Historic Fleet Street Church Gets AQ6 Upgrade
Jul 20, 2006 8:00 AM
The well-known St. Bride’s church on Fleet Street in London hosts a range of events—from Sunday worship services to weddings, conferences, and lectures.
Built by Sir Christopher Wren in the 1680s following the Great Fire of London, St. Bride’s parish church in Fleet Street is one of the capital’s best-known monuments and a house of worship that dates back to the 6th century.
Long associated with the printing and newspaper industries, St. Bride’s today stages a wide variety of events—from Sunday worship services to lunchtime concerts, weddings, conferences, editors’ forums, lectures, and memorial services.
The expanding nature of the church’s program exposed serious limitations in the existing public address system, so broadcast/multimedia specialists Interactive View specified the replacement of the old sound rig with 16 discrete, ultra-compact Martin Audio AQ6 loudspeakers as part of an overall package. These are powered by three Martin Audio MA900 amplifiers and optimized using Allen & Heath DSP.
The AQ6 is a two-way passive trapezoidal speaker with a 6.5in. long-throw LF driver and a 1in. horn-loaded dome HF driver, with the vented enclosure ensuring extended bass response. As such, it represented a perfect solution for St. Bride’s.
The church’s administrator, James Irving, explains the background to the refit. “The first system we had in the early 1970s was for preacher reinforcement, using fixed point and lapel mics, but this was unsuitable for anyone not used to public speaking.
“In 1995 this was upgraded to a wireless system. It was much improved but still had limitations—and last year, when a mic gave up during a high-profile service, we realized something had to be done.”
Refusing the temptation to try and get the system in before Christmas, the system integrators, working alongside an IT and sound specialist who was on the church’s board of trustees, put together a more elaborate solution. This included a Sharp 20in video monitor, Panasonic DVD recording, and broadcast facilities for media streaming to the Web, with a single fixed camera point—all under AMX master control. To facilitate this, a new Cat-5 cabling infrastructure was required.

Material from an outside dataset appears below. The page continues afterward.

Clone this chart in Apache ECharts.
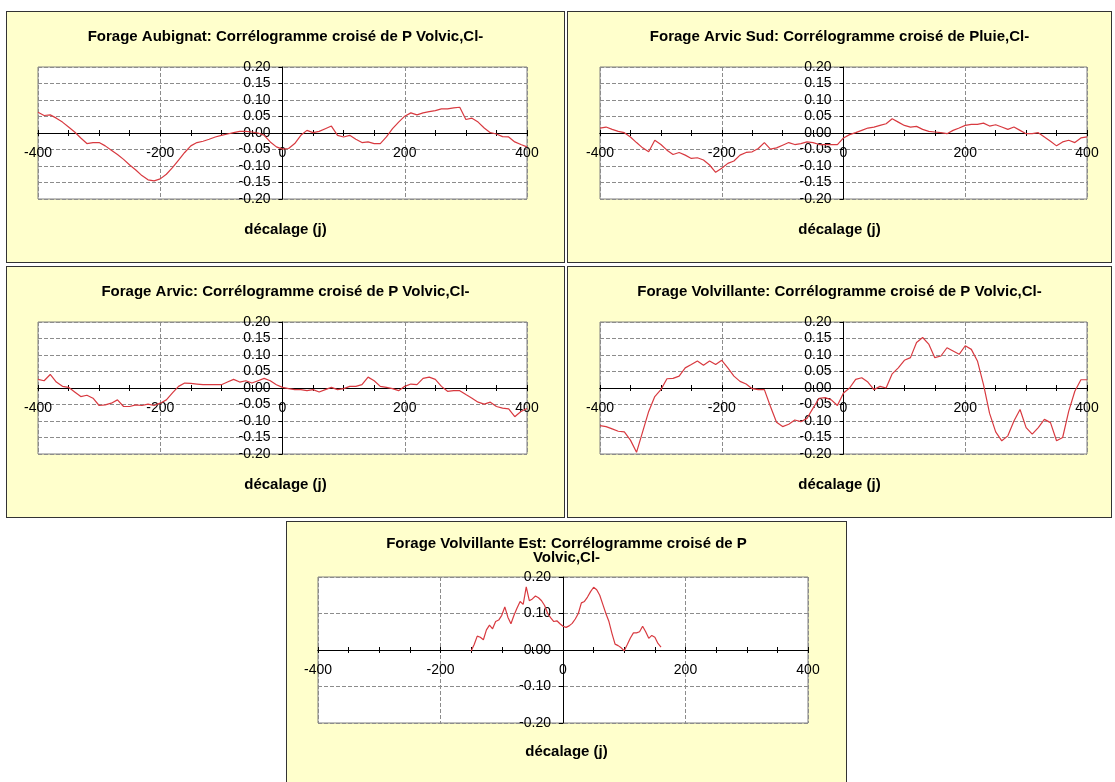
<!DOCTYPE html>
<html>
<head>
<meta charset="utf-8">
<script src="https://cdn.jsdelivr.net/npm/echarts@6/dist/echarts.min.js"></script>
<style>
body { margin: 0; background: #fff; width: 1115px; height: 782px; overflow: hidden; position: relative; }
.panel { position: absolute; box-sizing: border-box; border: 1px solid #333; background: #FFFFCC; }
</style>
</head>
<body>
<div id="p1" class="panel" style="left:6px;top:11px;width:559px;height:252px"></div>
<div id="p2" class="panel" style="left:567px;top:11px;width:545px;height:252px"></div>
<div id="p3" class="panel" style="left:6px;top:266px;width:559px;height:252px"></div>
<div id="p4" class="panel" style="left:567px;top:266px;width:545px;height:252px"></div>
<div id="p5" class="panel" style="left:286px;top:521px;width:561px;height:265px"></div>
<script>
var fontName = 'Arial, "Liberation Sans", sans-serif';

var lags = [
    -400, -390, -380, -370, -360, -350, -340, -330, -320, -310,
    -300, -290, -280, -270, -260, -250, -240, -230, -220, -210,
    -200, -190, -180, -170, -160, -150, -140, -130, -120, -110,
    -100, -90, -80, -70, -60, -50, -40, -30, -20, -10,
    0, 10, 20, 30, 40, 50, 60, 70, 80, 90,
    100, 110, 120, 130, 140, 150, 160, 170, 180, 190,
    200, 210, 220, 230, 240, 250, 260, 270, 280, 290,
    300, 310, 320, 330, 340, 350, 360, 370, 380, 390,
    400
];

var lagsEst = [
    -150, -145, -140, -135, -130, -125, -120, -115, -110, -105,
    -100, -95, -90, -85, -80, -75, -70, -65, -60, -55,
    -50, -45, -40, -35, -30, -25, -20, -15, -10, -5,
    0, 5, 10, 15, 20, 25, 30, 35, 40, 45,
    50, 55, 60, 65, 70, 75, 80, 85, 90, 95,
    100, 105, 110, 115, 120, 125, 130, 135, 140, 145,
    150, 155, 160
];

var aubignat = [
    0.063, 0.053, 0.055, 0.045, 0.033, 0.018, 0.003, -0.015, -0.032, -0.029,
    -0.029, -0.039, -0.052, -0.065, -0.080, -0.097, -0.112, -0.129, -0.142, -0.145,
    -0.139, -0.125, -0.105, -0.082, -0.059, -0.039, -0.029, -0.025, -0.019, -0.012,
    -0.007, -0.003, 0.001, 0.005, 0.005, 0.003, 0.000, -0.007, -0.027, -0.042,
    -0.049, -0.047, -0.032, -0.007, 0.008, 0.001, 0.005, 0.013, 0.021, -0.007,
    -0.012, -0.007, -0.019, -0.029, -0.027, -0.032, -0.032, -0.012, 0.013, 0.033,
    0.051, 0.061, 0.055, 0.061, 0.065, 0.068, 0.073, 0.073, 0.076, 0.078,
    0.041, 0.045, 0.033, 0.015, 0.001, -0.003, -0.011, -0.012, -0.027, -0.035,
    -0.042
];

var arvicSud = [
    0.015, 0.018, 0.011, 0.005, 0.001, -0.012, -0.029, -0.045, -0.057, -0.022,
    -0.035, -0.052, -0.065, -0.059, -0.067, -0.077, -0.075, -0.082, -0.097, -0.119,
    -0.107, -0.092, -0.085, -0.067, -0.059, -0.057, -0.047, -0.029, -0.049, -0.045,
    -0.037, -0.029, -0.035, -0.032, -0.027, -0.029, -0.035, -0.035, -0.035, -0.035,
    -0.015, -0.005, 0.001, 0.008, 0.015, 0.018, 0.023, 0.028, 0.043, 0.033,
    0.023, 0.018, 0.020, 0.011, 0.005, 0.003, 0.001, -0.002, 0.008, 0.015,
    0.023, 0.026, 0.026, 0.030, 0.021, 0.025, 0.018, 0.011, 0.018, 0.008,
    -0.002, -0.002, 0.001, -0.012, -0.025, -0.039, -0.027, -0.022, -0.029, -0.015,
    -0.012
];

var arvic = [
    0.026, 0.022, 0.041, 0.018, 0.005, 0.002, -0.012, -0.026, -0.022, -0.031,
    -0.053, -0.051, -0.046, -0.036, -0.056, -0.056, -0.051, -0.053, -0.049, -0.053,
    -0.046, -0.036, -0.015, 0.005, 0.015, 0.014, 0.012, 0.010, 0.010, 0.010,
    0.010, 0.018, 0.026, 0.018, 0.022, 0.015, 0.022, 0.029, 0.022, 0.010,
    0.002, -0.002, -0.005, -0.005, -0.008, -0.005, -0.012, -0.005, 0.002, -0.005,
    -0.002, 0.005, 0.005, 0.010, 0.033, 0.022, 0.005, 0.002, -0.002, -0.008,
    0.005, 0.012, 0.010, 0.029, 0.033, 0.026, 0.005, -0.010, -0.008, -0.008,
    -0.020, -0.031, -0.043, -0.049, -0.043, -0.056, -0.061, -0.063, -0.087, -0.071,
    -0.062
];

var volvillante = [
    -0.114, -0.117, -0.124, -0.131, -0.133, -0.158, -0.195, -0.133, -0.071, -0.026,
    -0.005, 0.028, 0.029, 0.036, 0.061, 0.071, 0.082, 0.069, 0.082, 0.071,
    0.084, 0.061, 0.036, 0.020, 0.012, -0.002, -0.005, -0.005, -0.056, -0.104,
    -0.117, -0.110, -0.097, -0.102, -0.092, -0.061, -0.031, -0.029, -0.036, -0.053,
    -0.015, 0.000, 0.026, 0.031, 0.018, -0.005, 0.005, 0.000, 0.043, 0.061,
    0.084, 0.092, 0.138, 0.153, 0.133, 0.092, 0.097, 0.122, 0.112, 0.102,
    0.128, 0.117, 0.082, 0.010, -0.077, -0.133, -0.160, -0.145, -0.100, -0.065,
    -0.120, -0.140, -0.120, -0.095, -0.105, -0.160, -0.150, -0.070, -0.010, 0.025,
    0.025
];

var volvillanteEst = [
    -0.003, 0.015, 0.038, 0.035, 0.028, 0.055, 0.068, 0.058, 0.078, 0.082,
    0.095, 0.118, 0.090, 0.072, 0.095, 0.115, 0.133, 0.125, 0.173, 0.135,
    0.140, 0.148, 0.143, 0.135, 0.122, 0.100, 0.088, 0.078, 0.080, 0.072,
    0.065, 0.062, 0.066, 0.073, 0.085, 0.100, 0.129, 0.133, 0.145, 0.160,
    0.172, 0.165, 0.150, 0.125, 0.100, 0.078, 0.045, 0.016, 0.012, 0.006,
    -0.002, 0.015, 0.033, 0.047, 0.047, 0.050, 0.065, 0.050, 0.032, 0.040,
    0.035, 0.018, 0.008
];

var titles = [
    'Forage Aubignat: Corrélogramme croisé de P Volvic,Cl-',
    'Forage Arvic Sud: Corrélogramme croisé de Pluie,Cl-',
    'Forage Arvic: Corrélogramme croisé de P Volvic,Cl-',
    'Forage Volvillante: Corrélogramme croisé de P Volvic,Cl-',
    'Forage Volvillante Est: Corrélogramme croisé de P\nVolvic,Cl-'
];
var xName = 'décalage (j)';

function pairs(xs, ys) {
    var out = [];
    for (var i = 0; i < xs.length; i++) {
        out.push([xs[i], ys[i]]);
    }
    return out;
}

function drawPanel(id, titleText, data, box) {
    var myChart = echarts.init(document.getElementById(id));
    var textStyle = {
        fontFamily: fontName,
        fontSize: 15,
        fontWeight: 'bold',
        color: '#000',
        lineHeight: 14
    };
    // axes cross at zero, like the Excel original: shift them into the middle of the plot
    var xOff = -box.height / 2;
    var yOff = -box.width / 2;
    var option = {
        animation: false,
        title: [
            { text: titleText, left: 'center', top: box.titleTop, textStyle: textStyle },
            { text: xName, left: 'center', top: box.nameTop, textStyle: textStyle }
        ],
        grid: {
            left: box.left, top: box.top, width: box.width, height: box.height,
            show: true, backgroundColor: '#fff', borderColor: '#808080', borderWidth: 1
        },
        xAxis: [
            {
                type: 'value', min: -400, max: 400, interval: 50, position: 'bottom', offset: xOff,
                axisLine: { onZero: false, lineStyle: { color: '#000', width: 1 } },
                axisTick: { length: 3, lineStyle: { color: '#000' } },
                axisLabel: {
                    formatter: function (v) { return v % 200 === 0 ? String(v) : ''; },
                    fontSize: 14, color: '#000', margin: 13, fontFamily: fontName
                },
                splitLine: { show: false }
            },
            {
                type: 'value', min: -400, max: 400, interval: 50, position: 'bottom', offset: xOff,
                axisLine: { onZero: false, lineStyle: { color: '#000', width: 1 } },
                axisTick: { inside: true, length: 3, lineStyle: { color: '#000' } },
                axisLabel: { show: false },
                splitLine: { show: false }
            },
            {
                type: 'value', min: -400, max: 400, interval: 200, position: 'bottom',
                axisLine: { show: false, onZero: false },
                axisTick: { show: false },
                axisLabel: { show: false },
                splitLine: { show: true, lineStyle: { color: '#8c8c8c', type: 'dashed' } }
            }
        ],
        yAxis: {
            type: 'value', min: -0.2, max: 0.2, interval: box.yStep, position: 'left', offset: yOff,
            axisLine: { onZero: false, lineStyle: { color: '#000', width: 1 } },
            axisTick: { length: 4, lineStyle: { color: '#000' } },
            axisLabel: {
                formatter: function (v) { return v.toFixed(2); },
                fontSize: 14, color: '#000', margin: 12, fontFamily: fontName
            },
            splitLine: { lineStyle: { color: '#8c8c8c', type: 'dashed' } }
        },
        series: [
            {
                type: 'line',
                data: data,
                xAxisIndex: 0,
                yAxisIndex: 0,
                symbol: 'none',
                lineStyle: { color: '#d83a40', width: 1.2 },
                z: 3
            }
        ]
    };
    myChart.setOption(option);
}

var boxLeft = { left: 31, top: 55, width: 489, height: 132, titleTop: 13, nameTop: 206, yStep: 0.05 };
var boxRight = { left: 32, top: 55, width: 487, height: 132, titleTop: 13, nameTop: 206, yStep: 0.05 };
var boxEst = { left: 31, top: 55, width: 490, height: 146, titleTop: 10, nameTop: 218, yStep: 0.1 };

drawPanel('p1', titles[0], pairs(lags, aubignat), boxLeft);
drawPanel('p2', titles[1], pairs(lags, arvicSud), boxRight);
drawPanel('p3', titles[2], pairs(lags, arvic), boxLeft);
drawPanel('p4', titles[3], pairs(lags, volvillante), boxRight);
drawPanel('p5', titles[4], pairs(lagsEst, volvillanteEst), boxEst);
</script>
</body>
</html>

“We wanted to take this opportunity to look to the future,” James says, “and to be able to relay what we’re doing beyond the church. We have also provided a bit of headroom for the choir in the shape of some boundary mics.”
In particular, St. Bride’s administrator is delighted with the sensitivity with which Interactive View has treated the mounting of the AQ6s in the Grade I-listed building.
“There is a lot of oak paneling and they have been able to work within the dovetails to ensure that nothing is protruding, and the speakers are angled correctly. Aesthetically they are superb—we have used gray AQ6s where they abut the stonework and black everywhere else.”
He confirmed that the work had been funded by a private donation from a member of the congregation. “It had become top priority, and I must say it’s a dramatic improvement. The first time we used the Martin system at a Sunday service everyone said how much they noticed the difference. Now guest speakers can be heard by everyone—whether they are professional or not.”